QCut has been built at CSC - IT Center for Science (Finnish IT Center for Science).

Check out jooniv.github.io/QCut/ for documentation and more examples.

Installation

For installation a UNIX-like system is currently needed due to pymetis being used for automatic cut finding. On Windows use WSL

Pip:
Installation should be done via uv

uv pip install QCut
#or
uv add QCut

Uv can be installed with

#Linux / mac
curl -LsSf https://astral.sh/uv/install.sh | sh

Note: for drawing circuits you might have to install pylatexenc. This can also be done with uv.

uv pip install pylatexenc
#or
uv add pylatexenc

Install from source
It is also possible to use QCut by cloning this repository and including it in your project folder.

cd QCut
uv pip install .
#or
uv sync --no-dev

#or with dev deps
uv sync

Usage

Manual Usage

1: Import needed packages

import QCut as ck
from QCut import cut, cutCZ
from qiskit import QuantumCircuit
from qiskit_aer import AerSimulator
from qiskit_aer.primitives import Estimator

2: Start by defining a QuantumCircuit just like in Qiskit

circuit  =  QuantumCircuit(4)

mult = 1.635
circuit.r(mult*0.46262, mult*0.1446, 0)
circuit.cx(0,1)
circuit.cx(1,2)
circuit.cx(2,3)
   
circuit.measure_all()

circuit.draw("mpl")

3: Insert cut operations to the circuit to denote where we want to cut the circuit

Note that here we don't insert any measurements. Measurements will be automatically handled by QCut.

cut_circuit = QuantumCircuit(4)

mult = 1.635
cut_circuit.r(mult*0.46262, mult*0.1446, 0)
cut_circuit.h(1)
cut_circuit.append(cutCZ, [0,1])
cut_circuit.h(1)
cut_circuit.append(cut, [1])
cut_circuit.cx(1,2)
cut_circuit.cx(2,3)

cut_circuit.draw("mpl")

Note that currently QCut only supports cutting Cz gates so transformation have to be done manually for the time being (hence the added H gates)

4: Extract cut locations from cut_circuit and split it into independent subcircuit.

cut_locations, subcircuits, map_qubit = ck.get_locations_and_subcircuits(cut_circuit)

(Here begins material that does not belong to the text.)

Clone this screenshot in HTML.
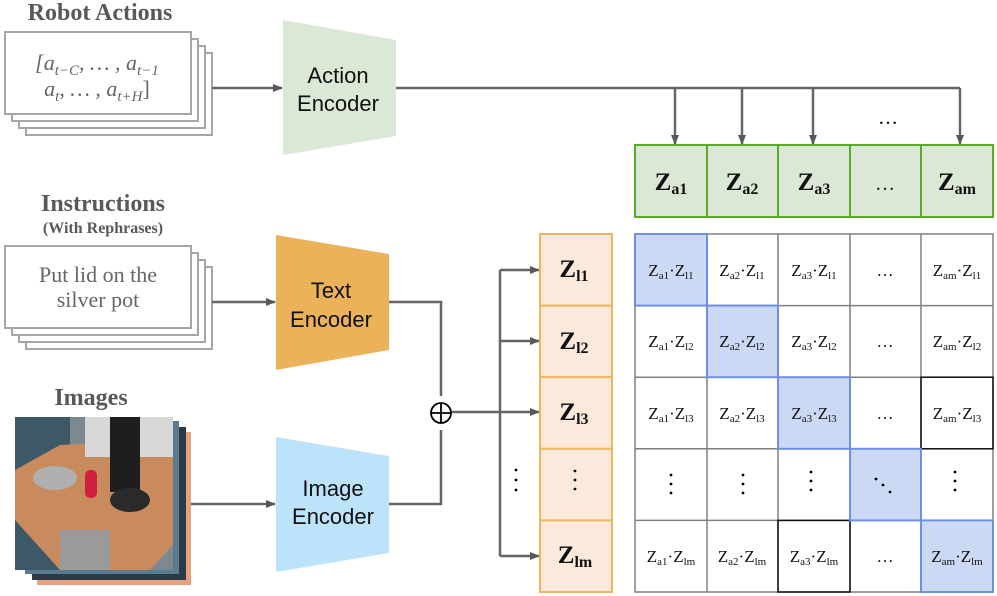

Now we can draw our subcircuits.

subcircuits[0].draw("mpl")

subcircuits[1].draw("mpl")

subcircuits[2].draw("mpl")

5 Define backend and transpile the cut circuit

fake = IQMFakeAdonis() #noisy
sim = AerSimulator() #ideal

transpiled = ck.transpile_subcircuits(subcircuits, cut_locations, fake, optimization_level=3)

6: Generate experiment circuits

experiment_circuits, coefficients, id_meas = ck.get_experiment_circuits(transpiled, cut_locations)

7: Run the experiment circuits

results = ck.run_experiments(experiment_circuits, cut_locations, id_meas, backend=fake)

8: Define observables and calculate expectation values

Observables are Pauli-Z observables and are defined as a list of qubit indices. Multi-qubit observables are defined as a list inside the observable list.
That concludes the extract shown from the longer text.